The World’s Most Fragile Cities (2015)
|Ranking||City name||Country||Fragility score|
|12||Goma||Democratic Republic of the Congo||3.33|
|13||Bunia||Democratic Republic of the Congo||3.3|
|18||Al-Hasakeh||Syrian Arab Republic||3.3|
|19||Al-Raqqah||Syrian Arab Republic||3.3|
|25||Bukavu||Democratic Republic of the Congo||3.2|
The good news is that decision makers are waking up to the risks of city fragility. And not a moment too soon: A broad understanding of urban risk is critical to developing appropriate solutions. There is growing investment not just in developing smarter cities, but also ones that are more resilient to multiple threats. As Colombia’s experience shows, this requires investing in comprehensive solutions that build the capacities of individuals, neighborhoods, businesses, and institutional systems to survive, adapt, and grow. It is not enough to simply prepare for future shocks. What is also needed are interventions focusing on areas suffering from social and economic inequality and poor service delivery that sap a city’s ability to respond to disasters.

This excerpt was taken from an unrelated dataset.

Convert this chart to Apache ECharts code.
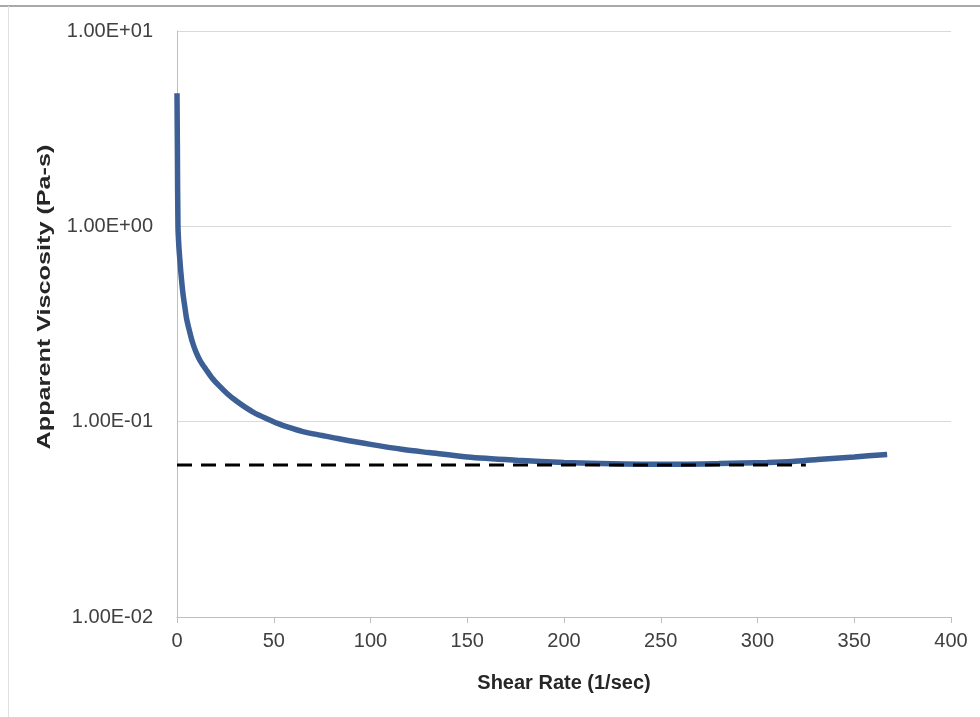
<!DOCTYPE html>
<html>
<head>
<meta charset="utf-8">
<script src="https://cdn.jsdelivr.net/npm/echarts@6/dist/echarts.min.js"></script>
<style>
  html, body { margin: 0; padding: 0; background: #fff; }
  #chart { width: 980px; height: 717px; }
</style>
</head>
<body>
<div id="chart"></div>
<script>
// Measured flow curve: shear rate (1/sec) vs apparent viscosity (Pa-s)
const shearRate = [0, 0.2, 0.5, 1, 1.5, 2, 3, 4, 5, 6.5, 8, 10, 12, 15, 18, 22, 26, 30, 35, 40,
  47, 52, 57, 65, 75, 83, 100, 117, 130, 150, 176, 200, 219, 240, 261, 280, 305, 318, 331, 350, 367];
const viscosity = [4.8, 2.5, 1.0, 0.78, 0.67, 0.58, 0.46, 0.39, 0.335, 0.29, 0.255, 0.225, 0.205, 0.185, 0.168, 0.152, 0.139, 0.129, 0.119, 0.111,
  0.103, 0.098, 0.094, 0.089, 0.085, 0.082, 0.0765, 0.072, 0.0695, 0.066, 0.0635, 0.0618, 0.061, 0.0606, 0.0606, 0.061, 0.0618, 0.0625, 0.064, 0.066, 0.068];

// Reference level (dashed)
const refShear = [0, 325];
const refViscosity = [0.06, 0.06];

// Axis tick labels
const yTickLabels = ['1.00E-02', '1.00E-01', '1.00E+00', '1.00E+01'];
const xTicks = [0, 50, 100, 150, 200, 250, 300, 350, 400];

const curve = shearRate.map((x, i) => [x, viscosity[i]]);
const refLine = refShear.map((x, i) => [x, refViscosity[i]]);

const labelFont = '"Liberation Sans", Arial, sans-serif';

const chart = echarts.init(document.getElementById('chart'), null, { renderer: 'canvas' });
chart.setOption({
  backgroundColor: '#ffffff',
  animation: false,
  grid: { left: 177, right: 29, top: 31, bottom: 100, containLabel: false },
  xAxis: {
    type: 'value',
    min: xTicks[0],
    max: xTicks[xTicks.length - 1],
    interval: 50,
    name: 'Shear Rate (1/sec)',
    nameLocation: 'middle',
    nameGap: 56,
    nameTextStyle: { fontFamily: labelFont, fontWeight: 'bold', fontSize: 20, color: '#262626' },
    axisLine: { show: true, lineStyle: { color: '#bfbfbf', width: 1 } },
    axisTick: { show: true, length: 6, lineStyle: { color: '#bfbfbf' } },
    axisLabel: { fontFamily: labelFont, fontSize: 20, color: '#404040', margin: 14 },
    splitLine: { show: false }
  },
  yAxis: {
    type: 'log',
    logBase: 10,
    min: 0.01,
    max: 10,
    axisLine: { show: true, lineStyle: { color: '#bfbfbf', width: 1 } },
    axisTick: { show: false },
    axisLabel: {
      fontFamily: labelFont, fontSize: 20, color: '#404040', margin: 24,
      formatter: v => yTickLabels[Math.round(Math.log10(v)) + 2]
    },
    splitLine: { show: true, lineStyle: { color: '#d9d9d9', width: 1 } }
  },
  series: [
    {
      type: 'line',
      data: curve,
      showSymbol: false,
      smooth: 0.3,
      lineStyle: { color: '#3c5f95', width: 5.5 },
      z: 2
    },
    {
      type: 'line',
      data: refLine,
      showSymbol: false,
      lineStyle: { color: '#000000', width: 3, type: [15, 9] },
      z: 3
    }
  ],
  graphic: [
    { type: 'line', shape: { x1: 0, y1: 6, x2: 980, y2: 6 }, style: { stroke: '#8c8c8c', lineWidth: 1.5 }, silent: true },
    { type: 'line', shape: { x1: 8.5, y1: 6, x2: 8.5, y2: 717 }, style: { stroke: '#e0e0e0', lineWidth: 1 }, silent: true },
    // vertical axis title, stretched along its length
    {
      type: 'text',
      x: 45, y: 297,
      rotation: Math.PI / 2,
      scaleX: 1.4,
      style: {
        text: 'Apparent Viscosity (Pa-s)',
        font: 'bold 18px "Liberation Sans", Arial, sans-serif',
        fill: '#262626',
        align: 'center',
        verticalAlign: 'middle'
      },
      silent: true
    }
  ]
});
</script>
</body>
</html>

One hopeful lesson from Colombia is that urban fragility can be designed-out. It requires establishing forward-looking city plans, agile decision-making structures, and solutions that are inter-systemic. In Medellín, that’s what city leaders did: Rather than focusing on a single risk—threats to law and order—successive mayors adopted inter-sector approaches, an approach known locally as “urban acupuncture.” Strategies involved highly targeted community policing, municipal infrastructure improvements, better public transportation, and integrated public spaces such as “library parks” that combined green areas, community centers, and learning facilities.
So what is the key takeaway? It takes many factors to render a city fragile, and overcoming fragility requires reimagining the urban landscape and accounting for all of those risks, not just a single one.